Experts attribute the concentration in these states to a combination of factors: dense highway networks, constant long-haul freight movement, high population density, and the unavoidable overlap between commercial trucking routes and everyday passenger vehicle travel. The data strongly suggests that targeted safety interventions in these key corridors could deliver the greatest potential impact on reducing both crash frequency and severity.
Rural Roads, Not Urban Highways, Are the Deadliest Terrain
One of the study’s most counterintuitive findings concerns where crashes are most likely to turn fatal. Despite lower overall traffic volumes, 56% of large truck crashes in 2023 occurred in rural settings, with 3,002 large trucks involved in crashes on rural roads compared to 2,359 in urban areas. Rural roads amplify crash severity through higher speed limits, limited lighting, long uninterrupted stretches of highway, and delayed emergency response times.
The implication is clear: crash risk for large trucks is not simply a function of traffic volume or congestion. It is equally shaped by road design, infrastructure quality, and the proximity of emergency services — all factors that rural America is significantly more likely to lack.
When Crashes Happen: The Weekday Window of Danger
The data also reveals a highly predictable temporal pattern in fatal large truck crashes. Nearly two-thirds of all fatal large-truck crashes occur between Monday and Friday, with Wednesday emerging as the deadliest single day, accounting for 616 deaths (17.1% of the total). Tuesday, Monday, and Thursday follow closely, forming a four-day core working period of elevated risk that tracks closely with commercial freight delivery schedules and peak commuter traffic.

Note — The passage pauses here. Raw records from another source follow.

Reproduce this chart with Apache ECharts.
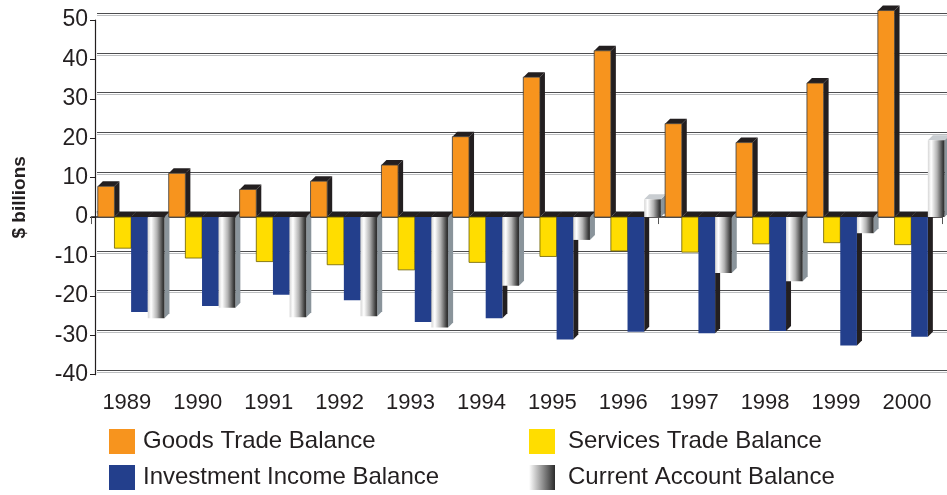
<!DOCTYPE html>
<html>
<head>
<meta charset="utf-8">
<script src="https://cdn.jsdelivr.net/npm/echarts@6/dist/echarts.min.js"></script>
<style>
  html, body { margin: 0; padding: 0; background: #fff; }
  #chart { width: 947px; height: 495px; }
</style>
</head>
<body>
<div id="chart"></div>
<script>
const years = ['1989', '1990', '1991', '1992', '1993', '1994', '1995', '1996', '1997', '1998', '1999', '2000'];
const goods = [7.8, 11.1, 7.0, 9.1, 13.2, 20.4, 35.5, 42.2, 23.7, 18.9, 34.0, 52.4];
const services = [-7.9, -10.4, -11.3, -12.1, -13.4, -11.5, -10.0, -8.6, -8.9, -6.8, -6.5, -7.0];
const investment = [-24.1, -22.6, -19.7, -21.1, -26.6, -25.7, -31.1, -29.1, -29.5, -28.9, -32.6, -30.4];
const current = [-25.7, -23.0, -25.4, -25.2, -28.0, -17.4, -5.8, 4.5, -14.2, -16.3, -4.1, 19.5];

const FONT = 'Liberation Sans, Arial, Helvetica, sans-serif';
const INK = '#231f20';
const DX = 5;
const DY = -5;

// front face of the current account bars
const caGradient = {
  type: 'linear', x: 0, y: 0, x2: 1, y2: 0,
  colorStops: [
    { offset: 0, color: '#d6d6d6' },
    { offset: 0.2, color: '#ffffff' },
    { offset: 0.55, color: '#b3b3b3' },
    { offset: 0.9, color: '#3d3d3d' },
    { offset: 1, color: '#2b2b2b' },
  ],
};

// legend swatch: plain white -> dark
const caLegendGradient = {
  type: 'linear', x: 0, y: 0, x2: 1, y2: 0,
  colorStops: [
    { offset: 0, color: '#ffffff' },
    { offset: 1, color: '#2b2b2b' },
  ],
};

// draw one pseudo-3d box: front face, right side and top
function boxRenderer(k, front, side, top, stroke) {
  return function (params, api) {
    let cat = api.value(0);
    let val = api.value(1);
    let band = api.size([1, 0])[0];
    let c = api.coord([cat, val]);
    let z = api.coord([cat, 0]);
    let bw = band * 0.235;
    let x0 = c[0] - band / 2 + band * 0.09 + k * bw;
    let x1 = x0 + bw;
    let yt = Math.min(c[1], z[1]);
    let yb = Math.max(c[1], z[1]);
    let topColor = val >= 0 ? top : INK;
    return {
      type: 'group',
      children: [
        {
          type: 'polygon',
          shape: { points: [[x1, yt], [x1 + DX, yt + DY], [x1 + DX, yb + DY], [x1, yb]] },
          style: { fill: side },
        },
        {
          type: 'polygon',
          shape: { points: [[x0, yt], [x0 + DX, yt + DY], [x1 + DX, yt + DY], [x1, yt]] },
          style: { fill: topColor },
        },
        {
          type: 'rect',
          shape: { x: x0, y: yt, width: bw, height: yb - yt },
          style: { fill: front, stroke: stroke || null, lineWidth: stroke ? 0.8 : 0 },
        },
      ],
    };
  };
}

function toData(arr) {
  return arr.map((v, i) => [i, v]);
}

let myChart = echarts.init(document.getElementById('chart'));
let option = {
  animation: false,
  textStyle: { fontFamily: FONT },
  grid: [
    { left: 97, right: 0, top: 13.3, bottom: 125 },
    { left: 91.4, right: 4.6, top: 20, bottom: 120.3 },
  ],
  xAxis: [
    {
      gridIndex: 0,
      type: 'category',
      data: years,
      axisLine: { lineStyle: { color: '#a7a9ac', width: 1.5 } },
      axisTick: { show: false },
      axisLabel: { show: false },
    },
    {
      gridIndex: 1,
      type: 'category',
      data: years,
      axisLine: { lineStyle: { color: INK, width: 1.5 } },
      axisTick: { show: true, length: 7, lineStyle: { color: '#555', width: 1 } },
      axisLabel: { color: INK, fontSize: 22, margin: 17, fontFamily: FONT },
    },
  ],
  yAxis: [
    {
      gridIndex: 0,
      type: 'value',
      min: -40,
      max: 50,
      interval: 10,
      axisLine: { show: false },
      axisTick: { show: false },
      axisLabel: { show: false },
      splitLine: {
        lineStyle: { color: '#4d4d4f', width: 1, shadowColor: '#bcbec0', shadowOffsetY: 2, shadowBlur: 0 },
      },
    },
    {
      gridIndex: 1,
      type: 'value',
      min: -40,
      max: 50,
      interval: 10,
      offset: -3.6,
      name: '$ billions',
      nameLocation: 'middle',
      nameRotate: 90,
      nameGap: 66,
      nameTextStyle: { color: INK, fontSize: 19, fontWeight: 'bold', fontFamily: FONT },
      axisLine: { show: true, lineStyle: { color: INK, width: 1.2 } },
      axisTick: { show: true, length: 5, lineStyle: { color: INK } },
      axisLabel: { color: INK, fontSize: 23, margin: 7, fontFamily: FONT },
      splitLine: { show: false },
    },
  ],
  legend: [
    {
      left: 109,
      top: 429,
      orient: 'vertical',
      padding: 0,
      itemWidth: 26,
      itemHeight: 25,
      itemGap: 11,
      icon: 'rect',
      selectedMode: false,
      data: ['Goods Trade Balance', 'Investment Income Balance'],
      textStyle: { color: INK, fontSize: 24, fontFamily: FONT, padding: [8, 0, 0, 3] },
    },
    {
      left: 529,
      top: 429,
      orient: 'vertical',
      padding: 0,
      itemWidth: 26,
      itemHeight: 25,
      itemGap: 11,
      icon: 'rect',
      selectedMode: false,
      data: ['Services Trade Balance', 'Current Account Balance'],
      textStyle: { color: INK, fontSize: 24, fontFamily: FONT, padding: [8, 0, 0, 8] },
    },
  ],
  series: [
    {
      name: 'Services Trade Balance',
      type: 'custom',
      xAxisIndex: 1,
      yAxisIndex: 1,
      z: 2,
      itemStyle: { color: '#ffdd00' },
      renderItem: boxRenderer(1, '#ffdd00', INK, INK, '#6b5e00'),
      encode: { x: 0, y: 1 },
      data: toData(services),
    },
    {
      name: 'Investment Income Balance',
      type: 'custom',
      xAxisIndex: 1,
      yAxisIndex: 1,
      z: 3,
      itemStyle: { color: '#233f8c' },
      renderItem: boxRenderer(2, '#233f8c', INK, INK),
      encode: { x: 0, y: 1 },
      data: toData(investment),
    },
    {
      name: 'Current Account Balance',
      type: 'custom',
      xAxisIndex: 1,
      yAxisIndex: 1,
      z: 4,
      itemStyle: { color: caLegendGradient },
      renderItem: boxRenderer(3, caGradient, '#8a949b', '#c9cdd1'),
      encode: { x: 0, y: 1 },
      data: toData(current),
    },
    {
      name: 'Goods Trade Balance',
      type: 'custom',
      xAxisIndex: 1,
      yAxisIndex: 1,
      z: 5,
      itemStyle: { color: '#f7941e' },
      renderItem: boxRenderer(0, '#f7941e', INK, INK, '#3a3a3a'),
      encode: { x: 0, y: 1 },
      data: toData(goods),
    },
  ],
};

myChart.setOption(option);
</script>
</body>
</html>
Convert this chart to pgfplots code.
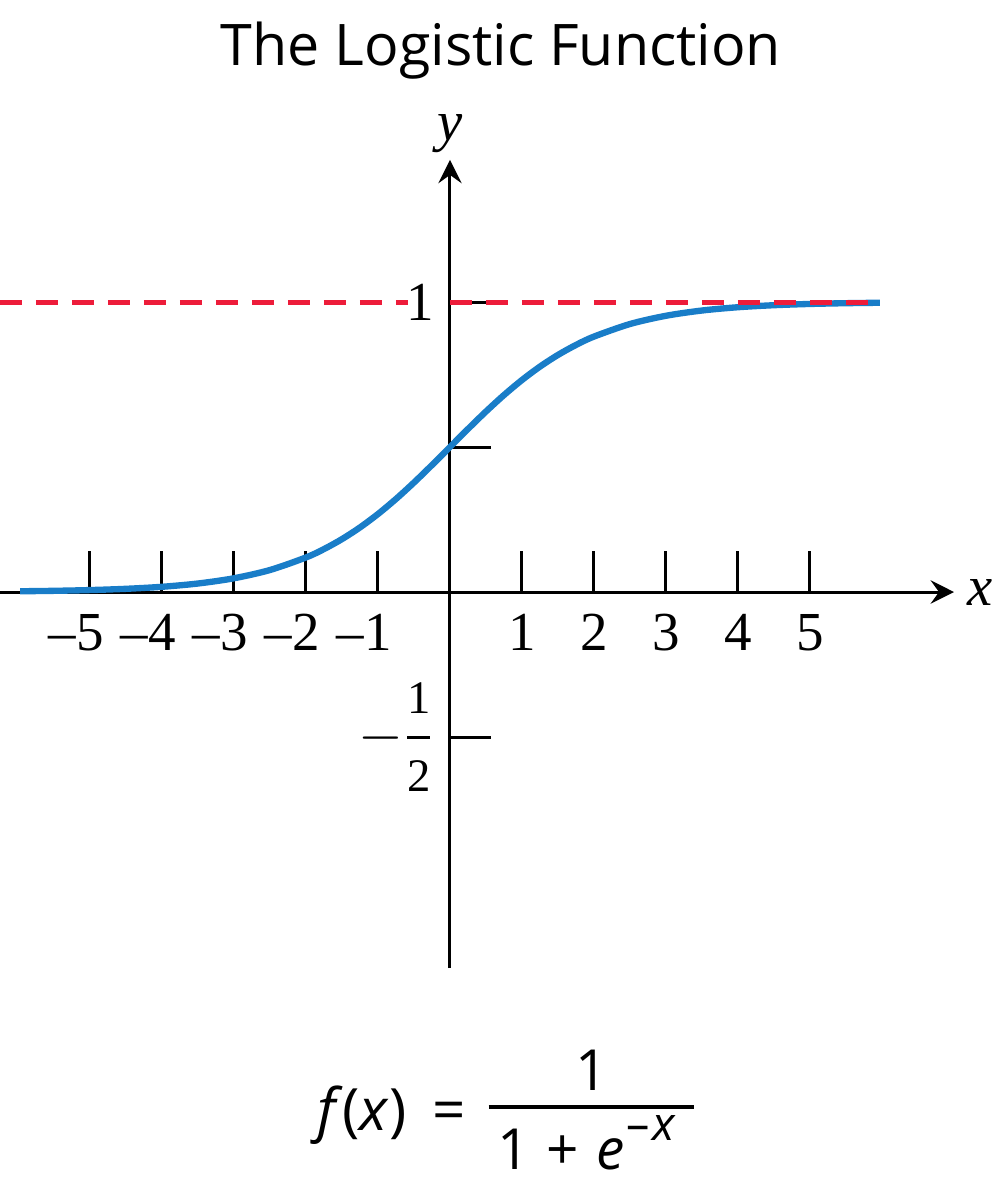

Contrary to popular assumption, overnight hours are not the most dangerous window for truck crashes. The study found that the deadliest period occurs between 12 pm and 2:59 pm (907 fatalities), followed by 3 pm to 5:59 pm (833 deaths) and 9 am to 11:59 am (825 deaths) — peak freight hours when fatigue begins to accumulate, and road congestion is at its highest.
These findings have direct implications for enforcement planning, infrastructure design, and fatigue management protocols, particularly in high-volume freight regions where the overlap of commercial trucking and commuter traffic is most pronounced.